[begin Data]

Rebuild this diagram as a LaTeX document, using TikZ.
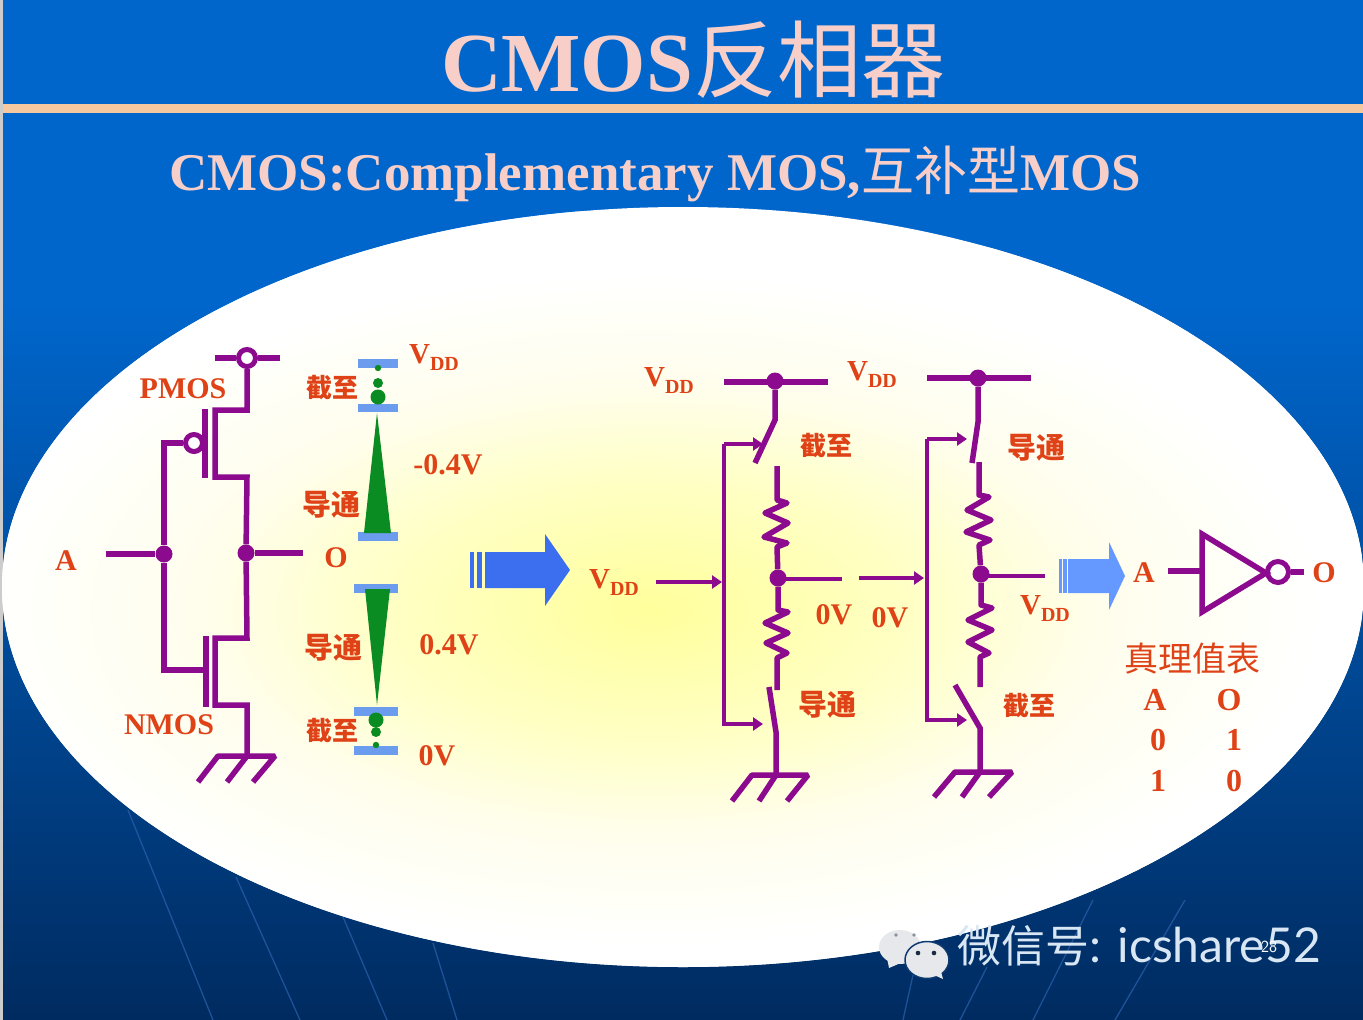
\documentclass[tikz,border=0pt]{standalone}
\usepackage{fontspec}
\setmainfont{Liberation Serif}
\newfontfamily\cjk{Noto Sans CJK SC}
\newfontfamily\wmfont{Lato}
\usetikzlibrary{arrows.meta}
\definecolor{wire}{HTML}{8B0A8E}
\definecolor{lab}{HTML}{DE4216}
\definecolor{peach}{HTML}{F8CFC8}
\definecolor{barblue}{HTML}{6C9CEE}
\definecolor{chan}{HTML}{0A8C22}
\definecolor{bgtop}{HTML}{0066CC}
\definecolor{bgbot}{HTML}{002B60}
\definecolor{streak}{HTML}{2C62AE}
\definecolor{halo0}{HTML}{FFFF9C}
\definecolor{halo1}{HTML}{FFFFC4}
\definecolor{halo2}{HTML}{FFFEEC}
\definecolor{rulec}{HTML}{F6C8A0}
\definecolor{arrowa}{HTML}{3C6EF0}
\definecolor{arrowb}{HTML}{6699FF}
\definecolor{bub}{HTML}{E6E8EC}
\definecolor{bubedge}{HTML}{0D3A70}
\definecolor{eyea}{HTML}{8A929E}
\definecolor{eyeb}{HTML}{1A2A40}
\definecolor{wmtext}{HTML}{D9E6F4}
\pgfdeclareradialshading{haloshade}{\pgfpoint{0bp}{0bp}}{color(0bp)=(halo0); color(8bp)=(halo1); color(14bp)=(halo2); color(21bp)=(white); color(50bp)=(white)}
\newcommand\szb[1]{\fontsize{#1}{#1}\selectfont\bfseries}
\newcommand\vddtext{{\szb{29}V}\raisebox{-7pt}{\szb{20}DD}}
\tikzset{
  wr/.style={draw=wire,line width=5.5pt},
  zigwr/.style={wr,line join=round},
  gndwr/.style={wr,line join=bevel},
  thinwr/.style={draw=wire,line width=3.6pt},
  ctl/.style={draw=wire,line width=3.8pt,-{Triangle[length=10pt,width=13pt]}},
  junction/.style={fill=wire,circle,inner sep=0pt,minimum size=17pt},
  openc/.style={draw=wire,fill=white,circle,line width=5pt,inner sep=0pt,minimum size=#1},
  lbl/.style={text=lab,inner sep=0pt,font=\szb{30}},
  cn/.style={text=lab,inner sep=0pt,font=\cjk\szb{#1}},
  tt/.style={text=lab,inner sep=0pt,font=\szb{32}},
  plate/.style={fill=barblue},
  chfill/.style={fill=chan},
  streakl/.style={draw=streak,line width=1.3pt,opacity=.7},
}
\begin{document}
\begin{tikzpicture}[x=1pt,y=-1pt]
\useasboundingbox (0,0) rectangle (1363,1020);
% background
\fill[bgtop] (0,0) rectangle (1363,300);
\shade[top color=bgtop,bottom color=bgbot] (0,299.5) rectangle (1363,1020);
\fill[black!20!white] (0,0) rectangle (3,1020);
\fill[rulec] (3,104) rectangle (1363,113);
\foreach \a/\b/\c/\d in {128/810/213/1020,236/877/300/1020,343/917/387/1020,433/943/457/1020,903/1020/913/975,960/1020/987/967,1033/1020/1093/900,1115/1020/1185/900}
  \draw[streakl] (\a,\b) -- (\c,\d);
% ellipse panel
\fill[white] (683,587) ellipse (681 and 380);
\begin{scope}
  \clip (683,587) ellipse (681 and 380);
  \shade[shading=haloshade] (650,610) ellipse (800 and 400);
\end{scope}
% title
\node[inner sep=0pt,text=peach] (title) at (693,60) {\szb{84}CMOS{\cjk\mdseries 反相器}};
\node[inner sep=0pt,text=peach] (subtitle) at (655,174) {\szb{53}CMOS:Complementary MOS,{\cjk\mdseries 互补型}MOS};

% ---------- left CMOS circuit
\coordinate (vl) at (215,358); \coordinate (vr) at (280,358);
\node[openc=17pt] (vc) at (247,358) {};
\coordinate (pt) at (247,410); \coordinate (ptl) at (215,410);
\coordinate (pbl) at (215,477); \coordinate (pb) at (247,477);
\node[junction] (outj) at (246,553) {};
\coordinate (nt) at (247,638); \coordinate (ntl) at (215,638);
\coordinate (nbl) at (215,705); \coordinate (nb) at (247,705);
\coordinate (gnd1) at (247,756);
\coordinate (pgt) at (205,409); \coordinate (pgb) at (205,478);
\coordinate (ngt) at (206,636); \coordinate (ngb) at (206,707);
\node[openc=17pt] (pbub) at (194,443) {};
\coordinate (gw) at (164,443); \coordinate (gs) at (164,670); \coordinate (ngs) at (206,670);
\node[junction] (inj) at (164,554) {};
\coordinate (ain) at (106,554); \coordinate (oout) at (303,553);
\draw[wr] (vl) -- (vc.west) (vc.east) -- (vr);
\draw[wr] (vc.south) -- (pt) -- (ptl) -- (pbl) -- (pb) -- (outj) -- (nt) -- (ntl) -- (nbl) -- (nb) -- (gnd1);
\draw[wr] (pgt) -- (pgb);
\draw[wr] (ngt) -- (ngb);
\draw[wr] (pbub.west) -- (gw) -- (inj) -- (gs) -- (ngs);
\draw[wr] (ain) -- (inj);
\draw[wr] (outj) -- (oout);
\coordinate (g1a) at (218,756); \coordinate (g1c) at (275,756);
\coordinate (g1d) at (198,782); \coordinate (g1e) at (227,782); \coordinate (g1f) at (253,782);
\draw[gndwr] (g1d) -- (g1a) -- (g1c) -- (g1f);
\draw[wr] (gnd1) -- (g1e);

\node[lbl] (a1) at (66,561) {A};
\node[lbl] (o1) at (336,558) {O};
\node[lbl] (pmos) at (183,389) {PMOS};
\node[lbl] (nmos) at (169,725) {NMOS};

% ---------- band diagram
\fill[plate] (358,359) rectangle (398,368);
\fill[plate] (358,404) rectangle (398,412);
\fill[plate] (358,532) rectangle (398,541);
\fill[plate] (354,584) rectangle (398,593);
\fill[plate] (354,707) rectangle (398,716);
\fill[plate] (354,746) rectangle (398,755);
\fill[chfill] (377,413) -- (391,533) -- (364,533) -- cycle;
\fill[chfill] (365,589) -- (390,589) -- (377,705) -- cycle;
\fill[chfill] (378,368) circle (3.2);
\fill[chfill] (378,383) circle (5);
\fill[chfill] (378,397) circle (7.5);
\fill[chfill] (376,720) circle (7.5);
\fill[chfill] (376,732) circle (5);
\fill[chfill] (376,745) circle (3.2);
\node[text=lab,inner sep=0pt] (vdd1) at (434,358) {\vddtext};
\node[cn=26] (c1) at (332,388) {截至};
\node[cn=29] (d1) at (331,505) {导通};
\node[lbl] (m04) at (448,465) {-0.4V};
\node[cn=29] (d2) at (333,648) {导通};
\node[lbl] (p04) at (449,645) {0.4V};
\node[cn=26] (c2) at (332,731) {截至};
\node[lbl] (v0a) at (437,756) {0V};

% ---------- big arrow
\fill[arrowa] (470,552) rectangle (474,588);
\fill[arrowa] (477,552) rectangle (482,588);
\fill[arrowa] (485,552) -- (545,552) -- (545,534) -- (570,570) -- (545,606) -- (545,588) -- (485,588) -- cycle;

% ---------- middle circuit (A=0)
\coordinate (mvl) at (724,382); \coordinate (mvr) at (828,382);
\node[junction] (mvd) at (775,381) {};
\coordinate (ms1) at (775,420); \coordinate (ms2) at (755,463);
\coordinate (mr0) at (777,466); \coordinate (mr1) at (777,500);
\node[junction] (mo) at (778,578) {};
\coordinate (mo2) at (842,579);
\coordinate (mr2) at (778,610); \coordinate (mr3) at (777,690);
\coordinate (ms3) at (769,687); \coordinate (ms4) at (776,732); \coordinate (ms5) at (776,775);
\draw[wr] (mvl) -- (mvr);
\draw[wr] (mvd) -- (ms1) -- (ms2);
\draw[zigwr] (mr0) -- (mr1) -- ++(10,3) -- ++(-22,10) -- ++(23,10) -- ++(-24,14) -- ++(23,6) -- ++(-10,4) -- (mo) -- (mr2) -- ++(10,2) -- ++(-23,11) -- ++(23,10) -- ++(-22,10) -- ++(21,10) -- ++(-10,5) -- (mr3);
\draw[wr] (ms3) -- (ms4) -- (ms5);
\draw[thinwr] (mo2 -| mo) -- (mo2);
\coordinate (mg1) at (752,775); \coordinate (mg2) at (808,775);
\coordinate (mg3) at (732,801); \coordinate (mg4) at (759,801); \coordinate (mg5) at (787,801);
\draw[gndwr] (mg3) -- (mg1) -- (mg2) -- (mg5);
\draw[wr] (ms5) -- (mg4);
\coordinate (mb0) at (724,444); \coordinate (mb1) at (724,724);
\coordinate (mt1) at (763,444); \coordinate (mt2) at (763,724);
\draw[ctl] (mb0) -- (mt1);
\draw[ctl] (mb0) -- (mb1) -- (mt2);
\coordinate (min0) at (656,582); \coordinate (min1) at (722,582);
\draw[ctl] (min0) -- (min1);

\node[text=lab,inner sep=0pt] (vdd2) at (669,381) {\vddtext};
\node[text=lab,inner sep=0pt] (vdd3) at (872,375) {\vddtext};
\node[text=lab,inner sep=0pt] (vdd4) at (614,583) {\vddtext};
\node[cn=26] (c3) at (826,446) {截至};
\node[cn=29] (d3) at (827,705) {导通};
\node[lbl] (v0b) at (834,615) {0V};
\node[lbl] (v0c) at (890,618) {0V};

% ---------- right circuit (A=1)
\coordinate (rvl) at (927,378); \coordinate (rvr) at (1031,378);
\node[junction] (rvd) at (978,378) {};
\coordinate (rs1) at (978,422); \coordinate (rs2) at (972,463);
\coordinate (rr0) at (979,462); \coordinate (rr1) at (979,495);
\node[junction] (ro) at (981,574) {};
\coordinate (ro2) at (1045,576);
\coordinate (rr2) at (981,605); \coordinate (rr3) at (980,687);
\coordinate (rs3) at (955,685); \coordinate (rs4) at (980,728); \coordinate (rs5) at (980,772);
\draw[wr] (rvl) -- (rvr);
\draw[wr] (rvd) -- (rs1) -- (rs2);
\draw[zigwr] (rr0) -- (rr1) -- ++(10,2) -- ++(-22,13) -- ++(24,10) -- ++(-25,12) -- ++(24,8) -- ++(-11,5) -- (ro) -- (rr2) -- ++(11,3) -- ++(-24,12) -- ++(24,10) -- ++(-24,12) -- ++(21,11) -- ++(-9,4) -- (rr3);
\draw[wr] (rs3) -- (rs4) -- (rs5);
\draw[thinwr] (ro2 -| ro) -- (ro2);
\coordinate (rg1) at (955,772); \coordinate (rg2) at (1012,772);
\coordinate (rg3) at (934,797); \coordinate (rg4) at (962,797); \coordinate (rg5) at (989,797);
\draw[gndwr] (rg3) -- (rg1) -- (rg2) -- (rg5);
\draw[wr] (rs5) -- (rg4);
\coordinate (rb0) at (927,439); \coordinate (rb1) at (927,720);
\coordinate (rt1) at (967,439); \coordinate (rt2) at (967,720);
\draw[ctl] (rb0) -- (rt1);
\draw[ctl] (rb0) -- (rb1) -- (rt2);
\coordinate (rin0) at (859,578); \coordinate (rin1) at (924,578);
\draw[ctl] (rin0) -- (rin1);
\node[cn=29] (d4) at (1036,448) {导通};
\node[cn=26] (c4) at (1029,706) {截至};
\node[text=lab,inner sep=0pt] (vdd5) at (1045,609) {\vddtext};

% ---------- second arrow
\fill[arrowb] (1059,559) rectangle (1062,593);
\fill[arrowb] (1063,559) rectangle (1067,593);
\fill[arrowb] (1068,559) -- (1109,559) -- (1109,542) -- (1125,576) -- (1109,610) -- (1109,593) -- (1068,593) -- cycle;

% ---------- inverter
\coordinate (ii) at (1168,571); \coordinate (ig) at (1202,571);
\coordinate (it) at (1202,534); \coordinate (ib) at (1202,612); \coordinate (itip) at (1266,573);
\node[openc=21pt] (ibub) at (1278,572) {};
\coordinate (iout) at (1304,572);
\draw[wr,line join=miter] (it) -- (itip) -- (ib) -- cycle;
\draw[wr] (ii) -- (ig);
\draw[wr] (ibub.east) -- (iout);
\node[lbl] (a2) at (1144,573) {A};
\node[lbl] (o2) at (1324,573) {O};

% ---------- truth table
\node[text=lab,inner sep=0pt] (tth) at (1192,659) {\cjk\fontsize{34}{34}\selectfont 真理值表};
\node[tt] (ta) at (1155,700) {A};
\node[tt] (to) at (1229,700) {O};
\node[tt] (t01) at (1158,740) {0};
\node[tt] (t11) at (1234,740) {1};
\node[tt] (t02) at (1158,781) {1};
\node[tt] (t12) at (1234,781) {0};

% ---------- watermark
\fill[bub] (900,947) ellipse (21 and 17);
\fill[bub] (886,953) -- (889,968) -- (903,962) -- cycle;
\fill[eyea] (896,935) circle (1.8);
\fill[eyea] (914,935) circle (1.8);
\draw[bubedge,fill=bub,line width=1.5pt] (927,960) ellipse (22 and 18.5);
\fill[bub] (932,974) -- (943,979) -- (940,968) -- cycle;
\fill[eyeb] (918,953) circle (2.3);
\fill[eyeb] (934,953) circle (2.3);
\node[anchor=west,inner sep=0pt,text=wmtext] (wm) at (957,946) {\fontsize{44}{44}\selectfont{\cjk 微信号}\fontsize{48}{48}\selectfont\wmfont: icshare52};
\node[inner sep=0pt,text=white] (pg) at (1269,947) {\fontsize{17}{17}\selectfont\sffamily 28};
\end{tikzpicture}
\end{document}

[end Data]

> _Problem statement_: Find all lines with "diagram" in them and copy each one.

> _Output of the task_:
Rebuild this diagram as a LaTeX document, using TikZ.
% ---------- band diagram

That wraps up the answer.